-------- DATA EXTRACT

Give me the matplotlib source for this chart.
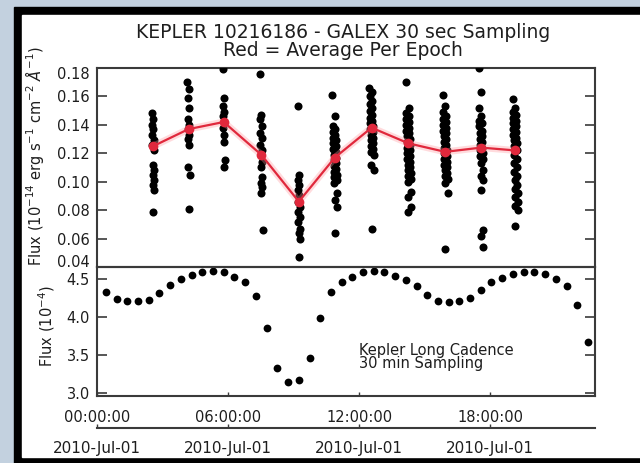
import matplotlib
matplotlib.use('Agg')
import matplotlib.pyplot as plt
import numpy as np
from matplotlib.patches import Rectangle
from matplotlib.transforms import ScaledTranslation

# hours since 2010-Jul-01 00:00:00
galex_epochs = [2.57, 4.19, 5.80, 7.52, 9.24, 10.89, 12.57, 14.26, 15.94, 17.59, 19.15]
galex_mean = [0.125, 0.137, 0.142, 0.119, 0.086, 0.117, 0.138, 0.127, 0.121, 0.124, 0.122]

# GALEX 30 sec points per visit (1e-14 erg/s/cm2/A)
epoch01 = [0.148, 0.144, 0.140, 0.137, 0.133, 0.129, 0.126, 0.122, 0.112, 0.108,
           0.105, 0.101, 0.098, 0.094, 0.079]
epoch02 = [0.170, 0.165, 0.159, 0.152, 0.144, 0.140, 0.137, 0.133, 0.130, 0.126,
           0.110, 0.105, 0.081]
epoch03 = [0.179, 0.159, 0.153, 0.149, 0.146, 0.142, 0.138, 0.133, 0.128, 0.115, 0.110]
epoch04 = [0.176, 0.147, 0.144, 0.139, 0.134, 0.131, 0.126, 0.122, 0.119, 0.114,
           0.110, 0.103, 0.099, 0.096, 0.092, 0.066]
epoch05 = [0.153, 0.105, 0.101, 0.098, 0.094, 0.091, 0.086, 0.082, 0.079, 0.075,
           0.072, 0.067, 0.064, 0.060, 0.047]
epoch06 = [0.161, 0.146, 0.139, 0.137, 0.135, 0.133, 0.131, 0.129, 0.127, 0.125,
           0.123, 0.121, 0.119, 0.117, 0.115, 0.113, 0.111, 0.109, 0.107, 0.105,
           0.103, 0.101, 0.099, 0.092, 0.087, 0.082, 0.064]
epoch07 = [0.166, 0.163, 0.160, 0.157, 0.155, 0.152, 0.150, 0.147, 0.145, 0.143,
           0.141, 0.139, 0.137, 0.135, 0.133, 0.131, 0.129, 0.127, 0.125, 0.123,
           0.121, 0.119, 0.112, 0.108, 0.067]
epoch08 = [0.170, 0.152, 0.148, 0.146, 0.144, 0.142, 0.140, 0.138, 0.136, 0.134,
           0.132, 0.130, 0.128, 0.126, 0.124, 0.122, 0.120, 0.118, 0.116, 0.114,
           0.112, 0.110, 0.108, 0.106, 0.104, 0.102, 0.100, 0.093, 0.089, 0.082, 0.079]
epoch09 = [0.161, 0.153, 0.149, 0.146, 0.144, 0.142, 0.140, 0.138, 0.136, 0.134,
           0.132, 0.130, 0.128, 0.126, 0.124, 0.122, 0.120, 0.118, 0.116, 0.114,
           0.112, 0.110, 0.108, 0.106, 0.104, 0.102, 0.099, 0.092, 0.053]
epoch10 = [0.180, 0.163, 0.152, 0.146, 0.143, 0.141, 0.139, 0.136, 0.134, 0.132,
           0.130, 0.128, 0.126, 0.124, 0.122, 0.120, 0.118, 0.116, 0.113, 0.108,
           0.104, 0.101, 0.094, 0.066, 0.062, 0.054]
epoch11 = [0.158, 0.152, 0.149, 0.147, 0.145, 0.143, 0.141, 0.139, 0.137, 0.135,
           0.133, 0.131, 0.129, 0.127, 0.125, 0.122, 0.119, 0.116, 0.113, 0.110,
           0.107, 0.104, 0.101, 0.098, 0.095, 0.092, 0.089, 0.086, 0.083, 0.080, 0.069]
galex_flux = [epoch01, epoch02, epoch03, epoch04, epoch05, epoch06,
              epoch07, epoch08, epoch09, epoch10, epoch11]

# Kepler long cadence
kepler_time = [0.41, 0.90, 1.39, 1.88, 2.37, 2.86, 3.35, 3.84, 4.33, 4.82,
               5.31, 5.80, 6.29, 6.79, 7.28, 7.77, 8.26, 8.75, 9.24, 9.73,
               10.22, 10.71, 11.20, 11.69, 12.18, 12.67, 13.16, 13.65, 14.14, 14.63,
               15.12, 15.61, 16.10, 16.59, 17.08, 17.57, 18.06, 18.55, 19.04, 19.54,
               20.03, 20.52, 21.01, 21.50, 21.99, 22.48]
kepler_flux = [4.33, 4.24, 4.21, 4.21, 4.23, 4.32, 4.43, 4.50, 4.55, 4.59,
               4.61, 4.59, 4.53, 4.46, 4.28, 3.86, 3.33, 3.15, 3.17, 3.46,
               3.99, 4.33, 4.46, 4.53, 4.60, 4.61, 4.59, 4.54, 4.49, 4.41,
               4.29, 4.21, 4.20, 4.21, 4.25, 4.36, 4.46, 4.51, 4.57, 4.60,
               4.60, 4.57, 4.50, 4.41, 4.16, 3.68]

time_ticks = [0, 6, 12, 18]
time_labels = ['00:00:00', '06:00:00', '12:00:00', '18:00:00']
date_labels = ['2010-Jul-01', '2010-Jul-01', '2010-Jul-01', '2010-Jul-01']
top_yticks = [0.04, 0.06, 0.08, 0.10, 0.12, 0.14, 0.16, 0.18]
bot_yticks = [3.0, 3.5, 4.0, 4.5]

W, H = 640, 463
INK = '#1e1e1e'
AX = '#3a3a3a'

fig = plt.figure(figsize=(W / 100, H / 100), dpi=100, facecolor='#c3d1df')

def box(x0, y0, x1, y1, color):
    # pixel box, y from the top
    fig.add_artist(Rectangle((x0 / W, 1 - y1 / H), (x1 - x0) / W, (y1 - y0) / H,
                             transform=fig.transFigure, color=color, zorder=-5))

box(14, 7, W, H, 'black')
box(22, 15, W, 457, 'white')

def axes_px(x0, y0, x1, y1):
    return fig.add_axes([x0 / W, 1 - y1 / H, (x1 - x0) / W, (y1 - y0) / H])

def nudge(label, dy_px):
    label.set_transform(label.get_transform() +
                        ScaledTranslation(0, dy_px / 100, fig.dpi_scale_trans))

ax1 = axes_px(97, 68, 595, 267)
ax2 = axes_px(97, 267, 595, 396)

for ax in (ax1, ax2):
    ax.set_facecolor('none')
    ax.set_xlim(0, 22.8)
    for s in ax.spines.values():
        s.set_color(AX)
        s.set_linewidth(1.5)
    ax.tick_params(axis='y', direction='in', length=7, width=1.2, color=AX,
                   left=True, right=True, labelsize=10.5, labelcolor=INK, pad=5)

# top: GALEX
for t0, vals in zip(galex_epochs, galex_flux):
    n = len(vals)
    t = t0 + (np.arange(n) - (n - 1) / 2) * 30 / 3600
    ax1.plot(t, vals[::2] + vals[1::2], 'o', color='black', ms=5.8, mew=0, zorder=3)
ax1.plot(galex_epochs, galex_mean, '-', color='#ff9aa0', lw=5, alpha=0.35, zorder=4)
ax1.plot(galex_epochs, galex_mean, '-o', color='#e0283c', lw=1.6, ms=7, mew=0, zorder=5)
ax1.set_ylim(0.04, 0.18)
ax1.set_yticks(top_yticks)
ax1.set_yticklabels(['%.2f' % v for v in top_yticks])
ax1.set_xticks([])

# bottom: Kepler
ax2.plot(kepler_time, kepler_flux, 'o', color='black', ms=5.6, mew=0)
ax2.set_ylim(2.965, 4.66)
ax2.set_yticks(bot_yticks)
ax2.set_yticklabels(['%.1f' % v for v in bot_yticks])
ax2.set_xticks(time_ticks)
ax2.set_xticklabels(time_labels)
ax2.tick_params(axis='x', direction='in', length=3, width=1, color=AX,
                labelsize=10.5, labelcolor=INK, pad=10)
ax2.text(0.5265, 0.19, 'Kepler Long Cadence\n30 min Sampling', transform=ax2.transAxes,
         fontsize=10.5, color=INK, ha='left', va='bottom', linespacing=0.85)

sec = ax2.secondary_xaxis(-32 / 129)
sec.set_xticks(time_ticks)
sec.set_xticklabels(date_labels)
sec.spines['bottom'].set_color(AX)
sec.spines['bottom'].set_linewidth(1.5)
sec.tick_params(axis='x', direction='in', length=3, width=1, color=AX,
                labelsize=11, labelcolor=INK, pad=9)

# end labels sit a little inside the panel, as in the original
lab1 = ax1.get_yticklabels()
nudge(lab1[0], 6)
nudge(lab1[-1], -5)

fig.text(343 / W, 1 - 32 / H, 'KEPLER 10216186 - GALEX 30 sec Sampling',
         ha='center', va='center', fontsize=13.5, color=INK)
fig.text(343 / W, 1 - 50 / H, 'Red = Average Per Epoch',
         ha='center', va='center', fontsize=13.5, color=INK)
fig.text(35 / W, 1 - 156 / H,
         r'Flux (10$^{-14}$ erg s$^{-1}$ cm$^{-2}$ $\AA^{-1}$)',
         rotation=90, ha='center', va='center', fontsize=10.5, color=INK)
fig.text(47 / W, 1 - 326 / H, r'Flux (10$^{-4}$)',
         rotation=90, ha='center', va='center', fontsize=10.5, color=INK)

fig.savefig('out.png', dpi=100, facecolor=fig.get_facecolor())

----------------

### WORK REQUIRED
Write out nothing but the lines from the start of the data through the line with "0.121, 0.124, 0.122]". Leave out the pictures.

### RESPONSE FOR THIS EXERCISE
Give me the matplotlib source for this chart.
import matplotlib
matplotlib.use('Agg')
import matplotlib.pyplot as plt
import numpy as np
from matplotlib.patches import Rectangle
from matplotlib.transforms import ScaledTranslation

# hours since 2010-Jul-01 00:00:00
galex_epochs = [2.57, 4.19, 5.80, 7.52, 9.24, 10.89, 12.57, 14.26, 15.94, 17.59, 19.15]
galex_mean = [0.125, 0.137, 0.142, 0.119, 0.086, 0.117, 0.138, 0.127, 0.121, 0.124, 0.122]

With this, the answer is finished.